SPLC’s ‘disinformation’ on voter postcards ‘potentially illegal’: Wes Allen
The Southern Poverty Law Center engaged in “disinformation” that is “dangerous and potentially illegal” when it issued a news release Monday blaming Alabama Secretary of State Wes Allen’s office for a postcard sent to Montgomery County voters misidentifying their congressional district, a lawyer in Allen’s office told the organization Tuesday.
The postcard was delivered to voters by the Montgomery County Board of Registrars and incorrectly identified voters in Alabama’s newly drawn 2nd Congressional District as residing in Alabama’s 7th Congressional District.
Zane Snipes, chair of the Montgomery County Board of Registrars, blamed the error on a “computer glitch,” according to the Alabama Reflector.
“A certain number of days before the primary, we wanted to print postcards of all the active and inactive voters of Montgomery County, primarily to tell them they were all in District 2,” Snipes said. “Somewhere within our fixing of the system, we just had a computer glitch, or a software glitch, that picked on about 4,000 voters.”
The SPLC’s release, which remained online as of 9 p.m. Tuesday, encouraged voters to check their registration to ensure their information is correct “as a means of mitigating the damage caused by Alabama’s election officials.”
In a letter to the SPLC, Michael L. Jones, Jr., general counsel for the secretary of state’s office, said he confirmed details “which emphatically disprove SPLC’s allegations,” including that Allen’s office “has not provided inaccurate voter registration to the Montgomery County Board of Registrars” or other county election officials and that the office “has no record” of producing an official voter list to the SPLC since the 2nd Congressional District was redrawn.
Jones, who also said congressional assignment data in the statewide voter registration database is “currently correct,” said the facts give the appearance that the SPLC “has chosen to hold and strategically weaponize the release of information that may have been partially true or while Montgomery County officials were working to update congressional district data… . Such is no longer true, however, and was also not true when SPLC issued its media release.”
“SPLC’s choice has likely caused significant disruption and may ultimately adversely impact today’s primary election,” Jones continued. “Again, had accurate information been sought initially, SPLC may have avoided confusing Alabama voters altogether.
The 2nd district race favors Democrats after redistricting and is one of the few districts across the country expected to flip from red to blue.
“SPLC’s tactics are dangerous and potentially illegal,” Jones wrote. “The disinformation circulated by your organization has likely hindered Alabama’s electorate from freely exercising their right of suffrage, causing persons to not vote who otherwise would have. Moreover, as today’s primary election proceeds, SPLC intentionally persists in furthering its erroneous propaganda.”
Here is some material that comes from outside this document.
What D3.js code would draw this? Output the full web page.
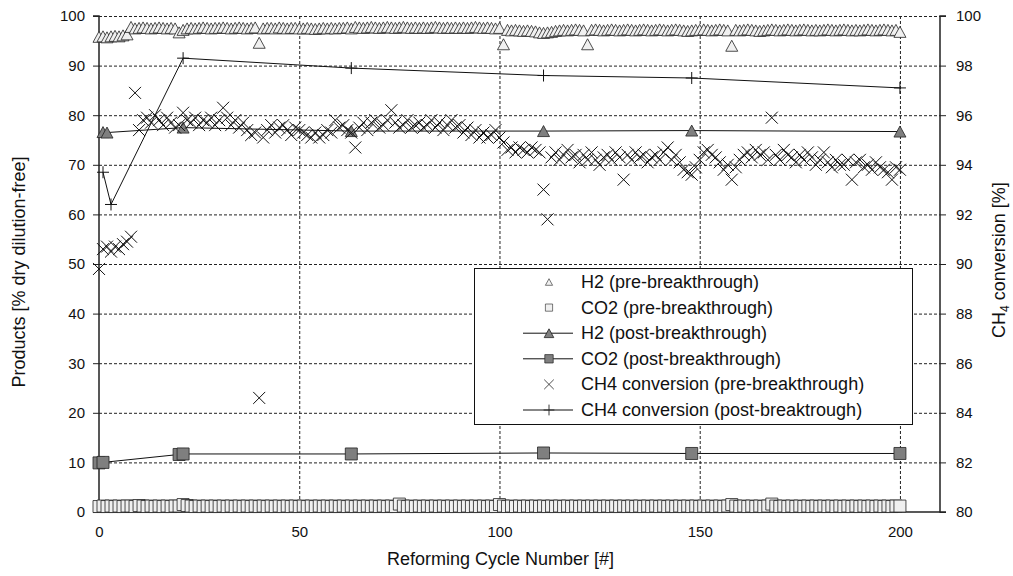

In response, SPLC said the blame resides with Allen.
“[T]he potential for confusion of Alabama voters lies at Secretary Allen’s doorstep, not SPLC’s. What SPLC’s release attempted to do was inform voters of the erroneous mailings (which Secretary Allen and local election officials had not yet done) and encourage them to verify their correct voter information, as a means of mitigating the damage caused by Alabama’s election officials,” wrote SPLC Deputy Legal Director Bradley E. Heard.
Heard said he told Jones on Monday that Allen “bears the ultimate responsibility for maintaining an accurate and current statewide voter registration database and for supervising the state’s local election officials.
“In that regard,” Heard wrote, “we remind the Secretary of his duty under federal law to maintain all records relating to the accuracy and currency of voter registration records—including all communications regarding the erroneous mailings sent to Montgomery County voters—for at least two years beyond the date of the primary election.”